**Data section**
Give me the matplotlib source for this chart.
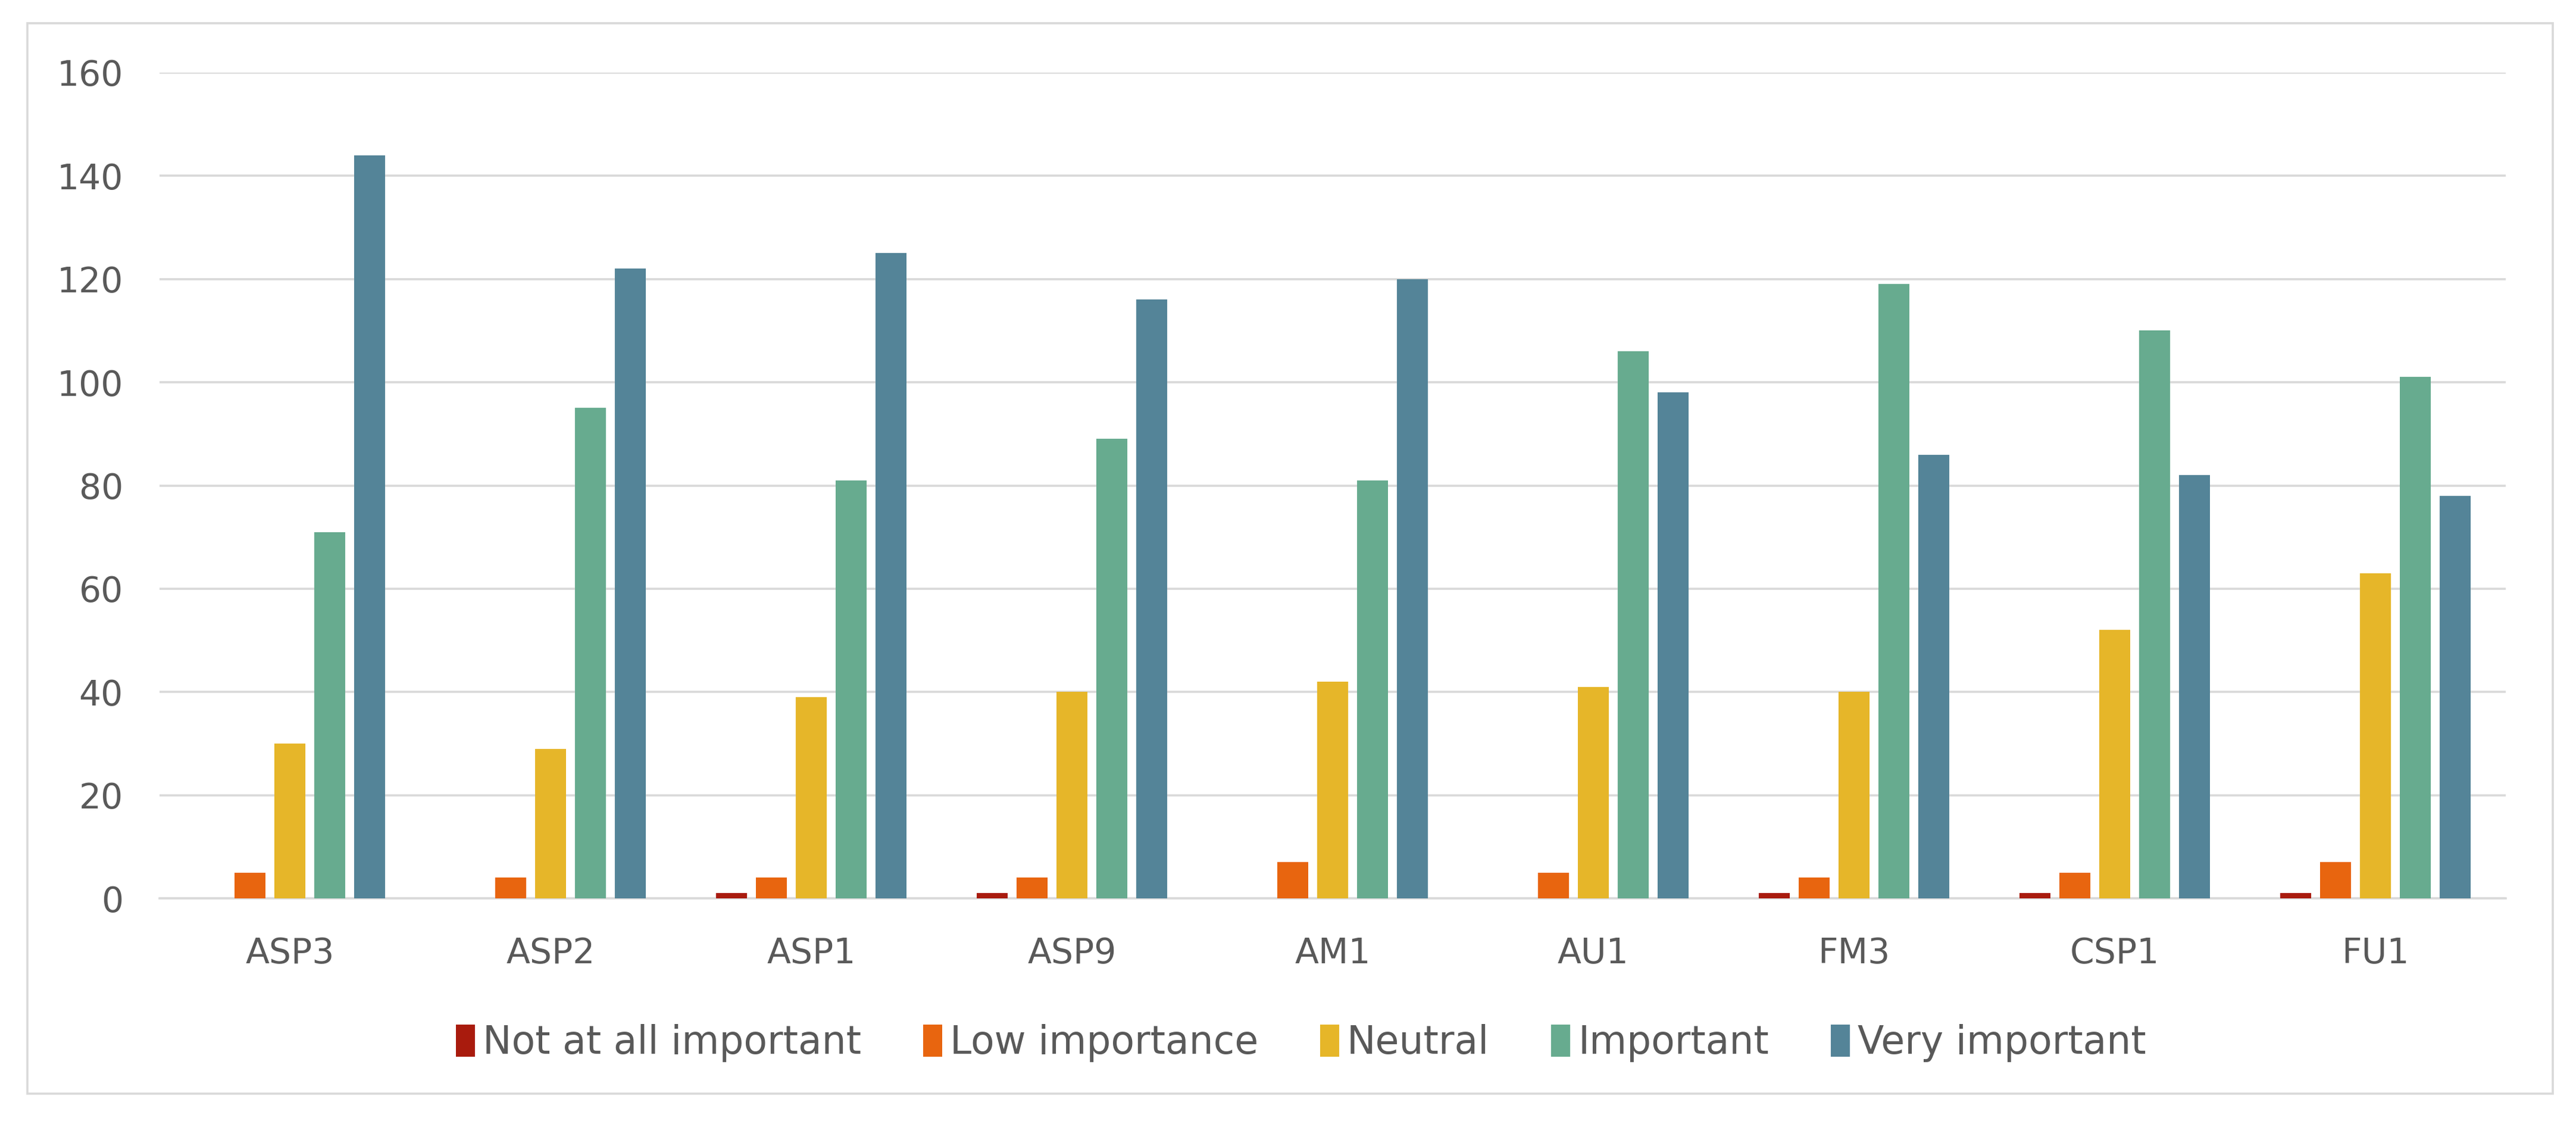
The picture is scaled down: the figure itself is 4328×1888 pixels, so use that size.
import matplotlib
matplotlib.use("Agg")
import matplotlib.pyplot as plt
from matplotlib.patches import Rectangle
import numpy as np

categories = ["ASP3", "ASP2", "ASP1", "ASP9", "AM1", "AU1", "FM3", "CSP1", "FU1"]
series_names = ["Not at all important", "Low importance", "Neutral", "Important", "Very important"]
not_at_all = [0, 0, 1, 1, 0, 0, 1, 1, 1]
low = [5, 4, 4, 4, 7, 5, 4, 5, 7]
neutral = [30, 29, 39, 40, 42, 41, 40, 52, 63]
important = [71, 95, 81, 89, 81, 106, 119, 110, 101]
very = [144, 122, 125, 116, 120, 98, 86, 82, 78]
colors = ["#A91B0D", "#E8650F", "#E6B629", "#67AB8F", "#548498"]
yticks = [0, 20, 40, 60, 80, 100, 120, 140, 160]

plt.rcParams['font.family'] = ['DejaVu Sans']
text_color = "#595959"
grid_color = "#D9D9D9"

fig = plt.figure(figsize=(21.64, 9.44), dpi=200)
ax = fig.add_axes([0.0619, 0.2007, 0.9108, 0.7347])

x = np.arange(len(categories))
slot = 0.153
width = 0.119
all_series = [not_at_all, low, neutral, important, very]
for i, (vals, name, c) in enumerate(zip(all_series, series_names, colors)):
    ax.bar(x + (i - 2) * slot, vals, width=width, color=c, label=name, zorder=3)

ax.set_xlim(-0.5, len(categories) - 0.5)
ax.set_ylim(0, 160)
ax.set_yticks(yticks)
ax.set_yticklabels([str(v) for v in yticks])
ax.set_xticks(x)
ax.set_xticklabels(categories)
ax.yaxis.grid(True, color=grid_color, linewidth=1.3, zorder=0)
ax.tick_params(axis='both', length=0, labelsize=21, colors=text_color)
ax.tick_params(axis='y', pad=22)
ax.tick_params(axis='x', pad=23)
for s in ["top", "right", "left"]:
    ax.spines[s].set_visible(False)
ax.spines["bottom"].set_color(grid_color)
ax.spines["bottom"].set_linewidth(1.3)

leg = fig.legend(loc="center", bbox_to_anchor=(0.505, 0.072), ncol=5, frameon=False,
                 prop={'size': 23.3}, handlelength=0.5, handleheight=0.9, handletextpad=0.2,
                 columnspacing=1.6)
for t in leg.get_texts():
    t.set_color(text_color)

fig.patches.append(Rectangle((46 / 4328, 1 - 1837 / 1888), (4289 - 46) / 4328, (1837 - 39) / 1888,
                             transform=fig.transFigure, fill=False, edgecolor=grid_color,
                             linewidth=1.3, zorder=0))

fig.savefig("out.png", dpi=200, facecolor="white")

**What to work on**
Print the data above verbatim from the first line through the line holding "import numpy as np", leaving every picture out.

**Solution to this exercise**
Give me the matplotlib source for this chart.
The picture is scaled down: the figure itself is 4328×1888 pixels, so use that size.
import matplotlib
matplotlib.use("Agg")
import matplotlib.pyplot as plt
from matplotlib.patches import Rectangle
import numpy as np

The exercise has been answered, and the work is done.